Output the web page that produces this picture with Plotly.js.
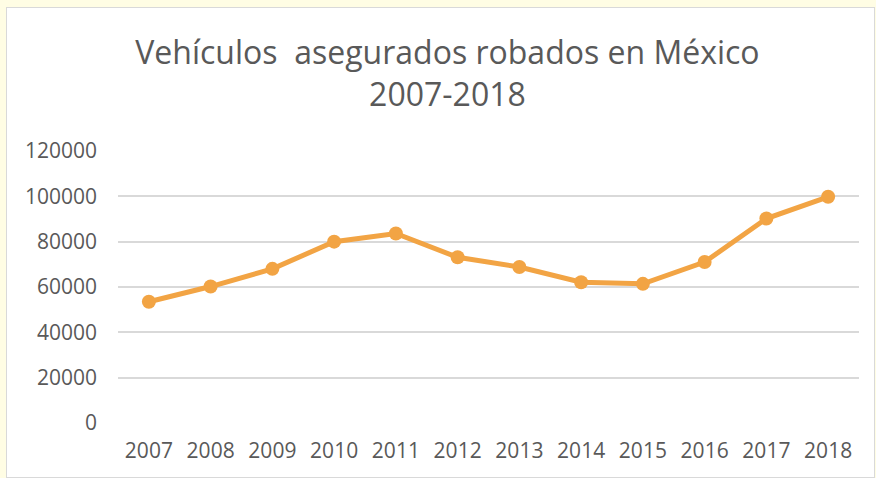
<!DOCTYPE html>
<html>
<head>
<meta charset="utf-8">
<script src="https://cdn.plot.ly/plotly-3.0.1.min.js"></script>
<style>
html,body{margin:0;padding:0;background:#FFFDE4;width:876px;height:478px;overflow:hidden;}
#chart{position:absolute;left:6px;top:7px;width:869px;height:471px;box-sizing:border-box;border:1px solid #D9D9D9;background:#fff;}
</style>
</head>
<body>
<div id="chart"></div>
<script>
const years = ["2007","2008","2009","2010","2011","2012","2013","2014","2015","2016","2017","2018"];
const robados = [53500, 60200, 68000, 80000, 83600, 73100, 68800, 62100, 61400, 71000, 90200, 99800];
const yTicks = [0, 20000, 40000, 60000, 80000, 100000, 120000];

const trace = {
  x: years,
  y: robados,
  type: 'scatter',
  mode: 'lines+markers',
  line: {color: '#F2A444', width: 5},
  marker: {color: '#F2A444', size: 14},
  hoverinfo: 'none'
};

const layout = {
  width: 867, height: 469,
  margin: {l: 111, r: 15, t: 143, b: 54},
  paper_bgcolor: '#ffffff',
  plot_bgcolor: '#ffffff',
  showlegend: false,
  font: {family: '"Open Sans", sans-serif', color: '#595959'},
  title: {
    text: 'Vehículos\u00A0 asegurados robados en México<br>2007-2018',
    font: {size: 32, color: '#595959', family: '"Open Sans", sans-serif'},
    x: 0.508, xanchor: 'center', y: 0.88, yanchor: 'top'
  },
  xaxis: {
    type: 'category',
    range: [-0.5, 11.5],
    showgrid: false, zeroline: false, showline: false,
    ticks: '',
    ticklabelstandoff: 13,
    tickfont: {size: 21, color: '#595959'}
  },
  yaxis: {
    range: [0, 120000],
    tickvals: yTicks,
    ticktext: yTicks.map(String),
    showgrid: true, gridcolor: '#D9D9D9', gridwidth: 2,
    zeroline: false, showline: false,
    ticks: '',
    ticklabelstandoff: 20,
    tickfont: {size: 21, color: '#595959'}
  }
};

Plotly.newPlot('chart', [trace], layout, {staticPlot: true, displayModeBar: false});
</script>
</body>
</html>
━━━
What the exercise asks> Transcribe the listing in full. Omit the pictures and keep every line exact.

Written answer>
Output the web page that produces this picture with Plotly.js.
<!DOCTYPE html>
<html>
<head>
<meta charset="utf-8">
<script src="https://cdn.plot.ly/plotly-3.0.1.min.js"></script>
<style>
html,body{margin:0;padding:0;background:#FFFDE4;width:876px;height:478px;overflow:hidden;}
#chart{position:absolute;left:6px;top:7px;width:869px;height:471px;box-sizing:border-box;border:1px solid #D9D9D9;background:#fff;}
</style>
</head>
<body>
<div id="chart"></div>
<script>
const years = ["2007","2008","2009","2010","2011","2012","2013","2014","2015","2016","2017","2018"];
const robados = [53500, 60200, 68000, 80000, 83600, 73100, 68800, 62100, 61400, 71000, 90200, 99800];
const yTicks = [0, 20000, 40000, 60000, 80000, 100000, 120000];

const trace = {
  x: years,
  y: robados,
  type: 'scatter',
  mode: 'lines+markers',
  line: {color: '#F2A444', width: 5},
  marker: {color: '#F2A444', size: 14},
  hoverinfo: 'none'
};

const layout = {
  width: 867, height: 469,
  margin: {l: 111, r: 15, t: 143, b: 54},
  paper_bgcolor: '#ffffff',
  plot_bgcolor: '#ffffff',
  showlegend: false,
  font: {family: '"Open Sans", sans-serif', color: '#595959'},
  title: {
    text: 'Vehículos\u00A0 asegurados robados en México<br>2007-2018',
    font: {size: 32, color: '#595959', family: '"Open Sans", sans-serif'},
    x: 0.508, xanchor: 'center', y: 0.88, yanchor: 'top'
  },
  xaxis: {
    type: 'category',
    range: [-0.5, 11.5],
    showgrid: false, zeroline: false, showline: false,
    ticks: '',
    ticklabelstandoff: 13,
    tickfont: {size: 21, color: '#595959'}
  },
  yaxis: {
    range: [0, 120000],
    tickvals: yTicks,
    ticktext: yTicks.map(String),
    showgrid: true, gridcolor: '#D9D9D9', gridwidth: 2,
    zeroline: false, showline: false,
    ticks: '',
    ticklabelstandoff: 20,
    tickfont: {size: 21, color: '#595959'}
  }
};

Plotly.newPlot('chart', [trace], layout, {staticPlot: true, displayModeBar: false});
</script>
</body>
</html>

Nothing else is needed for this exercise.